Islam memandang bahwa akidah merupakan dasar penentuan arah dan tujuan pendidikan, penyusunan kurikulum dan standar nilai ilmu pengetahuan serta proses belajar mengajar, tak terkecuali penentuan kualifikasi guru dan budaya sekolah yang akan dikembangkan. Keberhasilan dari pendidikan Islam yakni terciptanya kepribadian Islam (syakhsiyah Islam), penguasaan tsaqofah Islam, dan ilmu-ilmu kehidupan (IPTEK dan keterampilan) dari masing-masing peserta didik.

Hal tersebut ditunjang dengan hadirnya peran negara yang mendukung terlaksananya kegiatan pendidikan. Negara memiliki kewajiban untuk menyediakan sarana fisik maupun non fisik yang akan mendorong terlaksananya kegiatan belajar mengajar, yakni dengan menyediakan buku-buku pelajaran sekolah atau kampus, asrama siswa, perpustakaan, laboratorium, ruang seminar-auditorium (tempat melaksanakan aktivitas diskusi), majalah, surat kabar, internet, komputer atau laptop, dan lain sebagainya. Meski demikian, dengan adanya fasilitas yang memadai seperti ini, tidak menjadikan proses pendidikan berbiaya mahal. Negara akan menjamin agar para peserta didik bisa melangsungkan proses pendidikan dengan biaya terjangkau bahkan gratis.  Sebab, pendidikan di dalam Islam adalah hak setiap warga negara.

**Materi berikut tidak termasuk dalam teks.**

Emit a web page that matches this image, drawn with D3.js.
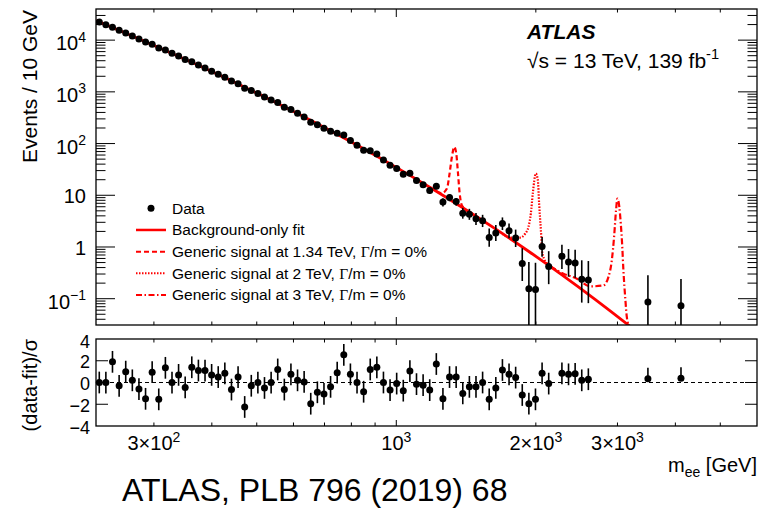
<!DOCTYPE html>
<html>
<head>
<meta charset="utf-8">
<script src="https://cdn.jsdelivr.net/npm/d3@7"></script>
<style>
  body { margin: 0; background: #fff; }
  svg { font-family: 'Liberation Sans', Arial, Helvetica, sans-serif; }
</style>
</head>
<body>
<svg id="chart" width="768" height="510"></svg>
<script>
// dielectron mass spectrum, bin centres (GeV) of the bins that hold data
const massCenters = [228.7, 236.3, 244.2, 252.4, 260.8, 269.5, 278.5, 287.8, 297.4, 307.3,
  317.6, 328.2, 339.1, 350.4, 362.1, 374.2, 386.7, 399.6, 412.9, 426.7,
  441.0, 455.7, 470.9, 486.6, 502.8, 519.6, 537.0, 554.9, 573.4, 592.5,
  612.3, 632.7, 653.8, 675.7, 698.2, 721.5, 745.6, 770.5, 796.2, 822.8,
  850.2, 878.6, 907.9, 938.2, 969.5, 1001.9, 1035.3, 1069.9, 1105.6, 1142.5,
  1180.6, 1220.0, 1260.7, 1302.8, 1346.3, 1391.3, 1437.7, 1485.7, 1535.3, 1586.5,
  1639.5, 1694.2, 1750.8, 1809.2, 1869.6, 1932.0, 1996.5, 2063.1, 2132.0,
  2276.7, 2352.7, 2431.2, 2512.4, 2596.2, 3490, 4113]

// events / 10 GeV
const events = [22510, 19890, 17840, 15460, 13800, 12070, 10550, 9190, 8290, 7080,
  6430, 5551, 4910, 4231, 3803, 3311, 2894, 2509, 2181, 1912,
  1614, 1436, 1171, 1062, 926, 791, 693, 619, 505, 455,
  385, 328, 259, 232, 197, 173, 158, 146.6, 114.3, 93.2,
  74.6, 72.9, 62.9, 48.1, 38.1, 33.0, 25.5, 26.6, 19.3, 16.0,
  12.4, 15.0, 7.4, 9.1, 7.6, 4.5, 4.3, 3.5, 3.2, 1.53,
  1.87, 2.83, 2.05, 1.49, 0.48, 0.155, 0.150, 1.02, 0.42,
  0.66, 0.51, 0.49, 0.238, 0.231, 0.086, 0.073]

const eventErrLow = [172, 159, 148, 135, 126, 116, 107, 98, 91, 83,
  78, 71, 66, 60, 56, 51, 47, 43, 40, 37,
  33, 31, 27, 26, 23, 21, 20, 18, 16, 15,
  13.7, 12.5, 10.9, 10.1, 9.2, 8.5, 8.0, 7.5, 6.6, 5.8,
  5.1, 5.0, 4.6, 3.9, 3.4, 3.1, 2.7, 2.7, 2.3, 2.05,
  1.77, 1.92, 1.33, 1.45, 1.30, 0.97, 0.95, 0.83, 0.77, 0.52,
  0.57, 0.70, 0.58, 0.49, 0.26, 0.128, 0.124, 0.375, 0.229,
  0.284, 0.244, 0.236, 0.154, 0.149, 0.071, 0.060]

const eventErrHigh = [172, 159, 148, 135, 126, 116, 107, 98, 91, 83,
  78, 71, 66, 60, 56, 51, 47, 43, 40, 37,
  33, 31, 27, 26, 23, 21, 20, 18, 16, 15,
  13.7, 12.5, 10.9, 10.1, 9.2, 8.5, 8.0, 7.5, 6.6, 5.8,
  5.1, 5.0, 4.6, 3.9, 3.4, 3.1, 2.7, 2.7, 2.3, 2.05,
  1.77, 1.92, 1.33, 1.45, 1.30, 1.2, 1.17, 1.05, 0.99, 0.75,
  0.78, 0.90, 0.78, 0.68, 0.47, 0.357, 0.345, 0.547, 0.41,
  0.445, 0.403, 0.39, 0.315, 0.304, 0.197, 0.168]

// (data-fit)/sigma
const pulls = [0.0, 0.0, 1.9, -0.3, 1.0, 0.2, -0.6, -1.5, 0.95, -1.55,
  1.35, 0.0, 0.7, -0.45, 1.4, 1.1, 1.1, 0.7, 0.5, 0.85,
  -0.65, 0.5, -2.25, -0.3, 0.0, -0.5, 0.0, 1.2, -0.65, 0.75,
  0.2, 0.05, -1.95, -0.9, -1.05, -0.4, 0.9, 2.55, 0.75, 0.0,
  -0.85, 1.2, 1.4, 0.0, -0.7, -0.1, -0.75, 1.05, -0.15, -0.25,
  -0.7, 1.7, -1.5, 0.5, 0.5, -1.0, -0.4, -0.4, 0.0, -1.55,
  -0.5, 1.15, 0.75, 0.45, -1.15, -1.95, -1.55, 0.85, -0.1,
  0.85, 0.75, 0.8, 0.2, 0.3, 0.35, 0.4]
const pullErrLow = [1, 1, 1, 1, 1, 1, 1, 1, 1, 1, 1, 1, 1, 1, 1, 1, 1, 1, 1, 1,
  1, 1, 1, 1, 1, 1, 1, 1, 1, 1, 1, 1, 1, 1, 1, 1, 1, 1, 1, 1,
  1, 1, 1, 1, 1, 1, 1, 1, 1, 1, 1, 1, 1, 1, 1, 1, 1, 1, 1, 1,
  1, 1, 1, 1, 1, 1, 1, 1, 1, 1, 1, 1, 1, 1, 0, 0]

// background-only fit
const fitMass = [225, 228.7, 269.5, 317.6, 374.2, 441.0, 519.6, 612.3, 721.5, 850.2,
  1001.9, 1180.6, 1391.3, 1639.5, 1932.0, 2276.7, 2684, 3163, 3377]
const fitEvents = [23920, 22510, 12050, 6328, 3255, 1636, 801.5, 381.9, 176.6, 79.1,
  34.25, 14.30, 5.742, 2.214, 0.818, 0.289, 0.0973, 0.0312, 0.0195]

// generic signal + background shapes
const sig134Mass = [1180.6, 1220, 1254, 1286, 1303, 1318, 1334, 1347, 1358, 1369, 1385, 1437.7]
const sig134Events = [14.3, 11.95, 11.0, 13.5, 26.3, 55.1, 86.1, 64.1, 28.2, 11.6, 6.4, 4.76]
const sig2Mass = [1694, 1761, 1850, 1897, 1928, 1951, 1970, 2000, 2020, 2033, 2051, 2067, 2084, 2132]
const sig2Events = [1.8, 1.52, 1.52, 1.82, 2.44, 4.43, 10.8, 26.3, 19.5, 6.9, 2.10, 0.744, 0.59, 0.46]
const sig3Mass = [2150, 2294, 2452, 2619, 2798, 2868, 2917, 2950, 2979, 2999, 3028, 3050, 3070, 3090, 3121, 3143, 3178]
const sig3Events = [0.42, 0.305, 0.244, 0.173, 0.181, 0.262, 0.552, 1.56, 5.13, 8.63, 5.94, 2.83, 1.16, 0.354, 0.093, 0.044, 0.0296]

const yMajorTicks = [0.1, 1, 10, 100, 1000, 10000]
const yTickLabels = [['10', '\u22121'], ['1', ''], ['10', ''], ['10', '2'], ['10', '3'], ['10', '4']]
const xMinorTicks = [300, 400, 500, 600, 700, 800, 900, 2000, 3000, 4000, 5000]
const xMajorTicks = [1000]
const xLabelTicks = [300, 1000, 2000, 3000]
const xTickLabels = [['3\u00d710', '2'], ['10', '3'], ['2\u00d710', '3'], ['3\u00d710', '3']]
const ratioTicks = [-2, 0, 2]
const ratioLabels = [4, 2, 0, -2, -4]

const legendItems = [
  { kind: 'data', text: 'Data' },
  { kind: 'line', dash: null, text: 'Background-only fit' },
  { kind: 'line', dash: '5,3', text: 'Generic signal at 1.34 TeV, ' },
  { kind: 'line', dash: '1.5,1.5', text: 'Generic signal at 2 TeV, ' },
  { kind: 'line', dash: '6,2.5,1.5,2.5', text: 'Generic signal at 3 TeV, ' }
]

const L = 96, R = 757, T = 9, MID = 325, RT = 339, RB = 426
const svg = d3.select('#chart')

const x = d3.scaleLog().domain([225, 6000]).range([L, R])
const y = d3.scaleLog().domain([0.031, 4e4]).range([MID, T])
const yr = d3.scaleLinear().domain([-4, 4]).range([RB, RT])

const points = massCenters.map((m, i) => ({
  m: m, n: events[i], lo: eventErrLow[i], hi: eventErrHigh[i], p: pulls[i], plo: pullErrLow[i]
}))

svg.append('defs').append('clipPath').attr('id', 'clipTop')
  .append('rect').attr('x', L).attr('y', T).attr('width', R - L).attr('height', MID - T)

/**
 * Writes a label like 10^3 with the exponent as a raised tspan
 */
function powerLabel (g, base, sup, px, py, anchor, size) {
  const t = g.append('text').attr('x', px).attr('y', py)
    .attr('text-anchor', anchor).attr('font-size', size)
  t.append('tspan').text(base)
  if (sup) t.append('tspan').attr('dy', -size * 0.42).attr('font-size', size * 0.7).text(sup)
  return t
}

/**
 * Draws ticks of the log mass axis on one horizontal frame edge
 */
function drawXTicks (g, yEdge, dir, minorLen, majorLen) {
  g.selectAll(null).data(xMinorTicks.concat(xMajorTicks)).join('line')
    .attr('x1', d => x(d)).attr('x2', d => x(d))
    .attr('y1', yEdge)
    .attr('y2', d => yEdge + dir * (xMajorTicks.includes(d) ? majorLen : minorLen))
    .attr('stroke', '#000').attr('stroke-width', 1)
}

// ---- upper panel ----
const upper = svg.append('g')

const yMinor = []
for (let e = -2; e <= 4; e++) {
  for (let k = 2; k <= 9; k++) {
    const v = k * Math.pow(10, e)
    if (v > 0.031 && v < 4e4) yMinor.push(v)
  }
}
;[[L, 1], [R, -1]].forEach(([xe, dir]) => {
  upper.selectAll(null).data(yMinor).join('line')
    .attr('x1', xe).attr('x2', xe + dir * 9.5)
    .attr('y1', d => y(d)).attr('y2', d => y(d))
    .attr('stroke', '#000').attr('stroke-width', 1)
  upper.selectAll(null).data(yMajorTicks).join('line')
    .attr('x1', xe).attr('x2', xe + dir * 19)
    .attr('y1', d => y(d)).attr('y2', d => y(d))
    .attr('stroke', '#000').attr('stroke-width', 1)
})
drawXTicks(upper, T, 1, 3.5, 8)
drawXTicks(upper, MID, -1, 3.5, 8)

yMajorTicks.forEach((v, i) => {
  const [b, s] = yTickLabels[i]
  powerLabel(upper, b, s, 86, y(v) + (s ? 10 : 8), 'end', 20)
})

const plot = upper.append('g').attr('clip-path', 'url(#clipTop)')

const curve = (ms, vs) => d3.line()
  .x((d, i) => x(ms[i])).y((d, i) => y(vs[i]))
  .curve(d3.curveMonotoneX)(ms)

plot.append('path').attr('d', curve(sig134Mass, sig134Events))
  .attr('fill', 'none').attr('stroke', '#ff0000').attr('stroke-width', 2.2).attr('stroke-dasharray', '5,3')
plot.append('path').attr('d', curve(sig2Mass, sig2Events))
  .attr('fill', 'none').attr('stroke', '#ff0000').attr('stroke-width', 2.2).attr('stroke-dasharray', '1.5,1.5')
plot.append('path').attr('d', curve(sig3Mass, sig3Events))
  .attr('fill', 'none').attr('stroke', '#ff0000').attr('stroke-width', 2.2).attr('stroke-dasharray', '6,2.5,1.5,2.5')
plot.append('path').attr('d', curve(fitMass, fitEvents))
  .attr('fill', 'none').attr('stroke', '#ff0000').attr('stroke-width', 2.8)

plot.selectAll('.err').data(points).join('line').classed('err', true)
  .attr('x1', d => x(d.m)).attr('x2', d => x(d.m))
  .attr('y1', d => y(Math.max(d.n - d.lo, 1e-3))).attr('y2', d => y(d.n + d.hi))
  .attr('stroke', '#000').attr('stroke-width', 1.6)
plot.selectAll('.dot').data(points).join('circle').classed('dot', true)
  .attr('cx', d => x(d.m)).attr('cy', d => y(d.n)).attr('r', 3.5).attr('fill', '#000')

upper.append('rect').attr('x', L).attr('y', T).attr('width', R - L).attr('height', MID - T)
  .attr('fill', 'none').attr('stroke', '#000').attr('stroke-width', 1.3)

// labels in the upper panel
upper.append('text').attr('transform', `translate(37,${T + 1}) rotate(-90)`)
  .attr('text-anchor', 'end').attr('font-size', 21).text('Events / 10 GeV')
upper.append('text').attr('x', 527).attr('y', 39).attr('font-size', 21)
  .attr('font-weight', 'bold').attr('font-style', 'italic').text('ATLAS')
powerLabel(upper, '\u221as = 13 TeV, 139 fb', '-1', 527, 68, 'start', 21)

// legend
const leg = upper.append('g')
legendItems.forEach((it, i) => {
  const ly = 208.3 + i * 21.67
  if (it.kind === 'data') {
    leg.append('circle').attr('cx', 151).attr('cy', ly).attr('r', 3.5).attr('fill', '#000')
  } else {
    leg.append('line').attr('x1', 136).attr('x2', 166).attr('y1', ly).attr('y2', ly)
      .attr('stroke', '#ff0000').attr('stroke-width', it.dash ? 2 : 2.5)
      .attr('stroke-dasharray', it.dash)
  }
  const t = leg.append('text').attr('x', 172).attr('y', ly + 5.5).attr('font-size', 15.5)
  t.append('tspan').text(it.text)
  if (i > 1) {
    t.append('tspan').attr('font-family', "'Liberation Serif', 'Times New Roman', serif").text('\u0393')
    t.append('tspan').text('/m = 0%')
  }
})

// ---- ratio panel ----
const lower = svg.append('g')
lower.append('line').attr('x1', L).attr('x2', R).attr('y1', yr(0)).attr('y2', yr(0))
  .attr('stroke', '#000').attr('stroke-width', 1).attr('stroke-dasharray', '4,3')

;[[L, 1], [R, -1]].forEach(([xe, dir]) => {
  lower.selectAll(null).data(ratioTicks).join('line')
    .attr('x1', xe).attr('x2', xe + dir * 12)
    .attr('y1', d => yr(d)).attr('y2', d => yr(d))
    .attr('stroke', '#000').attr('stroke-width', 1)
})
drawXTicks(lower, RT, 1, 3.5, 6)
drawXTicks(lower, RB, -1, 3.5, 6)

lower.selectAll('.rerr').data(points).join('line').classed('rerr', true)
  .attr('x1', d => x(d.m)).attr('x2', d => x(d.m))
  .attr('y1', d => yr(d.p - d.plo)).attr('y2', d => yr(d.p + 1))
  .attr('stroke', '#000').attr('stroke-width', 1.6)
lower.selectAll('.rdot').data(points).join('circle').classed('rdot', true)
  .attr('cx', d => x(d.m)).attr('cy', d => yr(d.p)).attr('r', 3.5).attr('fill', '#000')

lower.append('rect').attr('x', L).attr('y', RT).attr('width', R - L).attr('height', RB - RT)
  .attr('fill', 'none').attr('stroke', '#000').attr('stroke-width', 1.3)

ratioLabels.forEach(v => {
  const py = v === 4 ? 348 : yr(v) + 7.5
  lower.append('text').attr('x', 90).attr('y', py).attr('text-anchor', 'end')
    .attr('font-size', 18).text(v < 0 ? '\u2212' + Math.abs(v) : String(v))
})
lower.append('text').attr('transform', 'translate(37,339) rotate(-90)')
  .attr('text-anchor', 'end').attr('font-size', 20).text('(data-fit)/\u03c3')

xLabelTicks.forEach((v, i) => {
  const [b, s] = xTickLabels[i]
  powerLabel(lower, b, s, x(v), 450, 'middle', 20)
})

const xt = lower.append('text').attr('x', R).attr('y', 472).attr('text-anchor', 'end').attr('font-size', 20)
xt.append('tspan').text('m')
xt.append('tspan').attr('font-size', 14).attr('dy', 5).text('ee')
xt.append('tspan').attr('dy', -5).text(' [GeV]')

svg.append('text').attr('x', 122).attr('y', 501).attr('font-size', 32).text('ATLAS, PLB 796 (2019) 68')
</script>
</body>
</html>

Di samping itu, negara pun wajib menjamin kesejahteraan para guru,  agar mereka dapat bekerja dengan baik. Penjaminan yang diberikan berupa pengayaan guru dari sisi metodologi, jaminan kesejahteraan bagi tenaga profesional, dan pemberian gaji memadai yang diberikan sebagai bentuk penghargaan terhadap ilmu yang diberikan. 

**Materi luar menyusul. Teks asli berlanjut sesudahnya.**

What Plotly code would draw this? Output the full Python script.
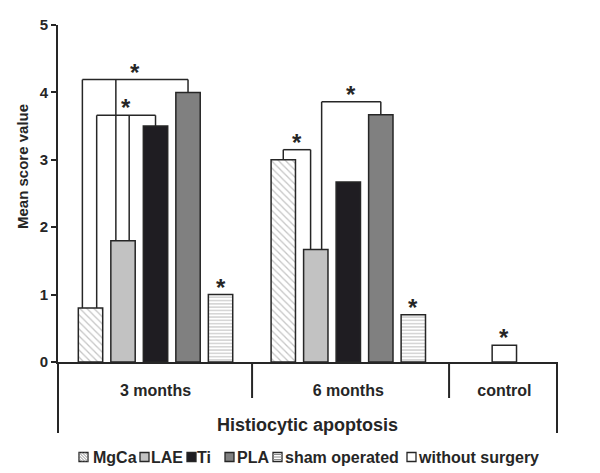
import plotly.graph_objects as go

# ---------------- data ----------------
groups = ["3 months", "6 months", "control"]
series = ["MgCa", "LAE", "Ti", "PLA", "sham operated", "without surgery"]
MgCa = [0.8, 3.0, None]
LAE = [1.8, 1.67, None]
Ti = [3.5, 2.67, None]
PLA = [4.0, 3.67, None]
sham = [1.0, 0.7, None]
without_surgery = [None, None, 0.25]
values = [MgCa, LAE, Ti, PLA, sham, without_surgery]

y_ticks = [0, 1, 2, 3, 4, 5]
y_title = "Mean score value"
x_title = "Histiocytic apoptosis"

# significance brackets: (group, [(series, leg offset), ...], bracket height)
brackets = [
    ("3 months", [("MgCa", -0.25), ("LAE", -0.22), ("PLA", 0.0)], 4.19),
    ("3 months", [("MgCa", 0.19), ("LAE", 0.19), ("Ti", 0.0)], 3.66),
    ("6 months", [("MgCa", 0.0), ("LAE", -0.16)], 3.15),
    ("6 months", [("LAE", 0.18), ("PLA", 0.0)], 3.86),
]
# single stars above bars: (group, series)
single_stars = [("3 months", "sham operated"), ("6 months", "sham operated"),
                ("control", "without surgery")]

# ---------------- styling / layout ----------------
FONT = "Liberation Sans, Arial, sans-serif"
INK = "#262626"
HATCH = "#8a8a8a"
styles = {
    "MgCa": dict(color="white", pattern=dict(shape="\\", fgcolor=HATCH, bgcolor="white", size=5, solidity=0.25)),
    "LAE": dict(color="#c2c2c2"),
    "Ti": dict(color="#1f1d22"),
    "PLA": dict(color="#808080"),
    "sham operated": dict(color="white", pattern=dict(shape="-", fgcolor=HATCH, bgcolor="white", size=3.3, solidity=0.35)),
    "without surgery": dict(color="white"),
}

group_centers = [0.0, 5.93, 10.73]     # category positions along the axis (slot units)
bar_width = 0.75
x_range = [-3.0, 12.35]
boundaries = [2.97, 9.03]

# figure geometry (page is offset 8px by the browser's body margin)
W, H = 600, 473
ML, MR, MT, MB = 50, 51, 17, 119
PW, PH = W - ML - MR, H - MT - MB


def px_to_paper(sx, sy):
    """screen px (as photographed) -> paper coords"""
    fx, fy = sx - 8, sy - 8
    return (fx - ML) / PW, (MT + PH - fy) / PH


# legend layout: (swatch left px, text left px) on the screen, row centre y
legend_pos = [(79, 91), (140, 149), (187, 195), (225, 235), (273, 283), (407, 416)]
legend_y = 457
legend_font = 16
sw = 9


def bar_x(gi, si):
    present = [k for k in range(len(series)) if values[k][gi] is not None]
    n = len(present)
    pos = present.index(si)
    return group_centers[gi] + (pos - (n - 1) / 2)


fig = go.Figure()
for si, name in enumerate(series):
    xs, ys = [], []
    for gi in range(len(groups)):
        v = values[si][gi]
        if v is not None:
            xs.append(bar_x(gi, si))
            ys.append(v)
    st = styles[name]
    marker = dict(color=st["color"], line=dict(color=INK, width=1.5))
    if "pattern" in st:
        marker["pattern"] = st["pattern"]
    fig.add_trace(go.Bar(x=xs, y=ys, name=name, width=bar_width, marker=marker,
                         hoverinfo="skip", showlegend=False))

star_font = dict(family=FONT, size=24, color=INK, weight="bold")
annotations = []
for g, legs, h in brackets:
    gi = groups.index(g)
    leg_x = []
    for s, off in legs:
        si = series.index(s)
        x0 = bar_x(gi, si) + off
        leg_x.append(x0)
        fig.add_trace(go.Scatter(x=[x0, x0], y=[values[si][gi], h], mode="lines",
                                 line=dict(color=INK, width=1.5), showlegend=False,
                                 hoverinfo="skip"))
    fig.add_trace(go.Scatter(x=[min(leg_x), max(leg_x)], y=[h, h], mode="lines",
                             line=dict(color=INK, width=1.5), showlegend=False,
                             hoverinfo="skip"))
    annotations.append(dict(x=(min(leg_x) + max(leg_x)) / 2, y=h, text="*", showarrow=False,
                            xref="x", yref="y", yanchor="bottom", yshift=-8, font=star_font))
for g, s in single_stars:
    gi = groups.index(g)
    si = series.index(s)
    annotations.append(dict(x=bar_x(gi, si), y=values[si][gi], text="*", showarrow=False,
                            xref="x", yref="y", yanchor="bottom", yshift=-8, font=star_font))

# y-axis title (sits above the axis centre in the reference)
ytx, yty = px_to_paper(22, 167)
annotations.append(dict(x=ytx, y=yty, xref="paper", yref="paper", text=y_title,
                        textangle=-90, showarrow=False, xanchor="center", yanchor="middle",
                        font=dict(family=FONT, size=15, color=INK, weight="bold")))

# lines below the axis
_, low = px_to_paper(0, 433)
_, mid = px_to_paper(0, 398)
shapes = [
    dict(type="line", xref="paper", yref="paper", x0=0, x1=0, y0=0, y1=low,
         line=dict(color=INK, width=2)),
    dict(type="line", xref="paper", yref="paper", x0=1, x1=1, y0=0, y1=low,
         line=dict(color=INK, width=2)),
]
for b in boundaries:
    shapes.append(dict(type="line", xref="x", yref="paper", x0=b, x1=b, y0=0, y1=mid,
                       line=dict(color=INK, width=2)))

# manual compact legend (swatch + text)
for name, (sx, tx) in zip(series, legend_pos):
    ax, ay = px_to_paper(sx, legend_y)
    st = styles[name]
    shapes.append(dict(type="rect", xref="paper", yref="paper", xsizemode="pixel",
                       ysizemode="pixel", xanchor=ax, yanchor=ay, x0=0, x1=sw,
                       y0=-sw / 2, y1=sw / 2, fillcolor=st["color"],
                       line=dict(color=INK, width=1.3)))
    pat = st.get("pattern")
    if pat is not None:
        segs = []
        if pat["shape"] == "\\":
            c = 3.0
            while c < 2 * sw:
                xa, xb = max(0.0, c - sw), min(float(sw), c)
                segs.append(f"M{xa:.2f},{(c - xa) - sw / 2:.2f}L{xb:.2f},{(c - xb) - sw / 2:.2f}")
                c += 3.0
        else:
            for yy in (-2.5, 0.0, 2.5):
                segs.append(f"M0,{yy}L{sw},{yy}")
        shapes.append(dict(type="path", xref="paper", yref="paper", xsizemode="pixel",
                           ysizemode="pixel", xanchor=ax, yanchor=ay, path="".join(segs),
                           line=dict(color=HATCH, width=1)))
    txx, tyy = px_to_paper(tx, legend_y)
    annotations.append(dict(x=txx, y=tyy, xref="paper", yref="paper", text=name,
                            showarrow=False, xanchor="left", yanchor="middle",
                            font=dict(family=FONT, size=legend_font, color=INK, weight="bold")))

fig.update_layout(
    width=W, height=H,
    margin=dict(l=ML, r=MR, t=MT, b=MB, autoexpand=False),
    paper_bgcolor="white", plot_bgcolor="white",
    barmode="overlay",
    showlegend=False,
    font=dict(family=FONT, color=INK),
    annotations=annotations,
    shapes=shapes,
)
fig.update_xaxes(range=x_range, showline=True, linecolor=INK, linewidth=2,
                 tickvals=group_centers, ticktext=groups, ticks="outside", ticklen=13,
                 tickcolor="rgba(0,0,0,0)", showgrid=False, zeroline=False,
                 tickfont=dict(family=FONT, size=16, color=INK, weight="bold"),
                 title=dict(text=x_title, standoff=20,
                            font=dict(family=FONT, size=18, color=INK, weight="bold")),
                 automargin=False)
fig.update_yaxes(range=[0, 5], tickvals=y_ticks, showline=True, linecolor=INK, linewidth=2,
                 ticks="outside", ticklen=5, tickwidth=2, tickcolor=INK, showgrid=False,
                 zeroline=False,
                 tickfont=dict(family=FONT, size=15, color=INK, weight="bold"),
                 automargin=False)

fig.write_html("out.html")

Konsep pendidikan seperti ini mampu melahirkan generasi unggul, memiliki kepribadian Islam dan menguasai tsaqofah Islam sekaligus IPTEK. Dengan demikian, mewujudkan pendidikan yang bermutu dan berkualitas hanya bisa diwujudkan dengan penerapan sistem Islam. Hanya dengan berlandaskan pada kurikulum Islamlah akan tercapai tujuan hakiki dari proses pendidikan.